See www.robotstxt.org and w3c.org for authoritative information.
I tried this over a month ago and the google image bot is still eating up mu bandwidth like mad.I am spending an extra 10 dollars a month on bandwidth because of Google.What am I doing wrong?
|User-agent: Googlebot-Image |
I'm uncertain if this will work, but can you stop it in .htaccess?
|Well-behaved robots, including those from major search engines, will not fetch a page if it is Disallowed in a properly-formatted robots.txt file. |
If they already have pages indexed or cached that have recently been disallowed in a revised robots.txt, then they won't remove those pages the SE's already indexed.

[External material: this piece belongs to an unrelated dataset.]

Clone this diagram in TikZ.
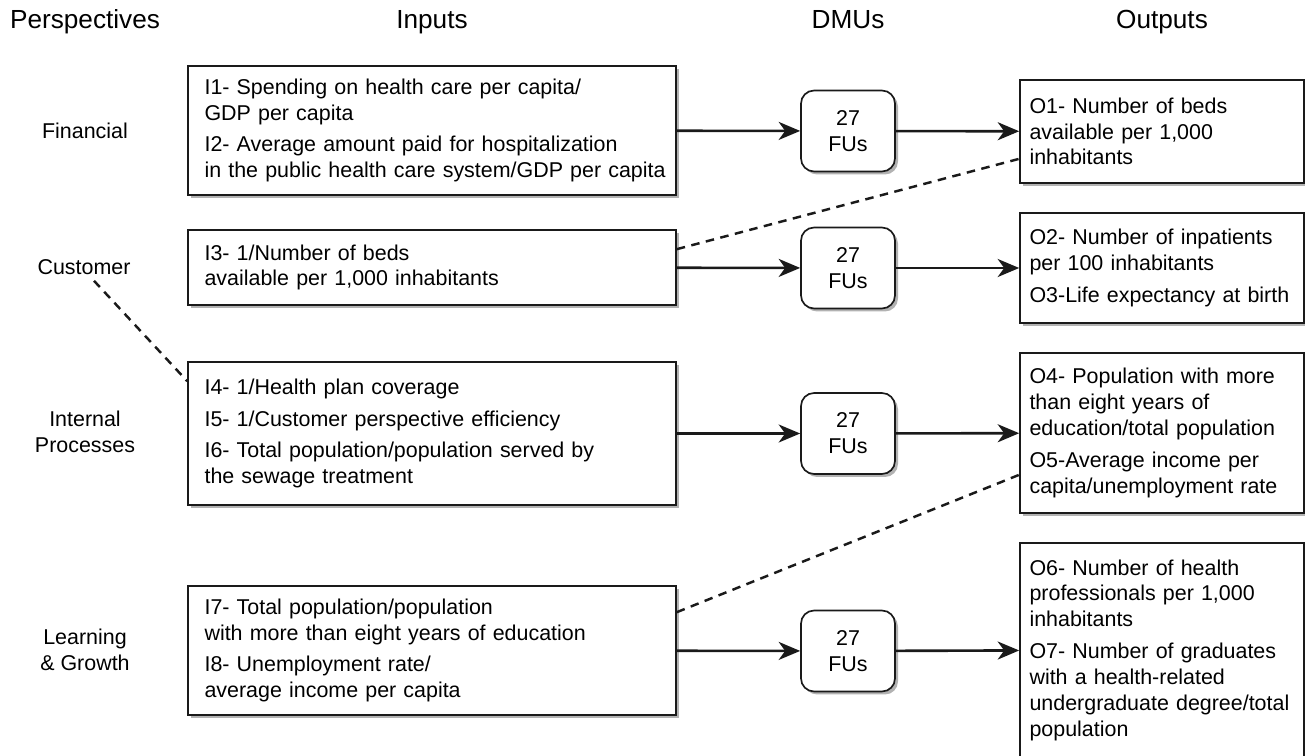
\documentclass[tikz,border=0pt]{standalone}
\usepackage{fontspec}
\setmainfont{Liberation Sans}
\usetikzlibrary{arrows.meta,positioning,shadows,calc}
\definecolor{edge}{HTML}{1A1A1A}
\newcommand{\bodyfont}{\fontsize{12.2}{14.7}\selectfont}
\newcommand{\headfont}{\fontsize{14.9}{17}\selectfont}
\tikzset{
  base/.style={draw=edge,line width=0.95pt,fill=white,drop shadow={shadow xshift=0.6mm,shadow yshift=-0.6mm,opacity=0.3,fill=black}},
  inbox/.style={base,align=left,text width=91mm,inner xsep=3.3mm,inner ysep=0pt,font=\bodyfont},
  outbox/.style={base,align=left,text width=53mm,inner xsep=1.9mm,inner ysep=0pt,font=\bodyfont},
  dmu/.style={base,rounded corners=2.6mm,minimum width=18.8mm,minimum height=16.2mm,align=center,font=\bodyfont},
  persp/.style={align=center,font=\bodyfont},
  head/.style={font=\headfont,anchor=base},
  ar/.style={-{Stealth[length=4.3mm,width=3.6mm,inset=1.3mm]},line width=1.5pt,draw=edge},
  link/.style={line width=1.4pt,draw=edge,dash pattern=on 1.7mm off 1.3mm},
}

\begin{document}
\begin{tikzpicture}[x=0.02cm,y=-0.02cm]
\useasboundingbox (0,0) rectangle (1305,756);

\node[head] (hpersp) at (85,29) {Perspectives};
\node[head] (hin) at (432,29) {Inputs};
\node[head] (hdmu) at (848,29) {DMUs};
\node[head] (hout) at (1162,29) {Outputs};

\node[persp] (fin) at (85,131) {Financial};
\node[persp] (cust) at (84,267) {Customer};
\node[persp] (intp) at (85,432) {Internal\\Processes};
\node[persp] (lrn) at (85,650) {Learning\\\& Growth};

\node[inbox,minimum height=25.8mm] (in1) at (432,130.5) {%
I1- Spending on health care per capita/\\
GDP per capita\\[3.4pt]
I2- Average amount paid for hospitalization\\
\mbox{in the public health care system/GDP per capita}};
\node[inbox,minimum height=15mm] (in2) at (432,267.5) {%
I3- 1/Number of beds\\
available per 1,000 inhabitants};
\node[inbox,minimum height=28.6mm] (in3) at (432,433.5) {%
I4- 1/Health plan coverage\\[3.4pt]
I5- 1/Customer perspective efficiency\\[3.4pt]
I6- Total population/population served by\\
the sewage treatment};
\node[inbox,minimum height=25.8mm] (in4) at (432,650.5) {%
I7- Total population/population\\
with more than eight years of education\\[3.4pt]
I8- Unemployment rate/\\
average income per capita};

\node[dmu] (dmu1) at (848,131) {27\\FUs};
\node[dmu] (dmu2) at (848,268) {27\\FUs};
\node[dmu] (dmu3) at (848,433.5) {27\\FUs};
\node[dmu] (dmu4) at (848,651) {27\\FUs};

\node[outbox,minimum height=20.6mm] (out1) at (1162,131.5) {%
O1- Number of beds\\
available per 1,000\\
inhabitants};
\node[outbox,minimum height=22mm] (out2) at (1162,268) {%
O2- Number of inpatients\\
per 100 inhabitants\\[3.4pt]
O3-Life expectancy at birth};
\node[outbox,minimum height=32mm] (out3) at (1162,433) {%
O4- Population with more\\
than eight years of\\
education/total population\\[3.4pt]
O5-Average income per\\
capita/unemployment rate};
\node[outbox,minimum height=42.8mm] (out4) at (1162,650) {%
O6- Number of health\\
professionals per 1,000\\
inhabitants\\[3.4pt]
O7- Number of graduates\\
with a health-related\\
\mbox{undergraduate degree/total}\\
population};

\draw[ar] (in1) -- (dmu1);
\draw[ar] (dmu1) -- (out1);
\draw[ar] (in2) -- (dmu2);
\draw[ar] (dmu2) -- (out2);
\draw[ar] (in3) -- (dmu3);
\draw[ar] (dmu3) -- (out3);
\draw[ar] (in4) -- (dmu4);
\draw[ar] (dmu4) -- (out4);

\draw[link] ([yshift=-4mm]in2.north east) -- ([yshift=5mm]out1.south west);
\draw[link] ([xshift=2mm]cust.south) -- ([yshift=-4mm]in3.north west);
\draw[link] ([yshift=-5.4mm]in4.north east) -- ([yshift=7.8mm]out3.south west);
\end{tikzpicture}
\end{document}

Quite a dilemma for webmasters.
If a search engine crawls a page and then you block it with robots.txt, that page will eventually fall out of the search index.
If you accidentally allowed content to be published on two sites, you need to choose one and block the other or you will have problems with the engines.
Not sure where the dilemma is.
Set up robots.txt to prevent search engines from over-crawl.
It happened to me once and I paid a hefty price for it...
Be aware that not every spider obeys Robots.txt. There are some nasty bots out there, including but not limited to: 1) spambots that harvest email addresses from your contact forms or guestbook pages; 2) scrapers that scrpe your site for free content to be used in their spammy doorway pages; 3) downloader programs that suck your bandwidth by downloading your entire site; 4) programs that are out on the web looking for copyright infringements so they can sue people; 5) viruses & worms; 6) data mining programs; 7) hackers; 8) DDOS attacks, etc.
Many of these will actually go to Robots.txt to see what you are trying to hide or protect, and go straight to the restricted content. For this reason I use a dynamic robots.txt page.
Through proper use of .htaccess and mod_rewrite, every time my server calls up robots.txt, it invisibly serves a PHP page (although it looks the same to the viewer) and it detects what bot or browser is viewing the page. For search engine spiders I serve the real Robots.txt content for proper indexing, and for all others I simply disallow everything.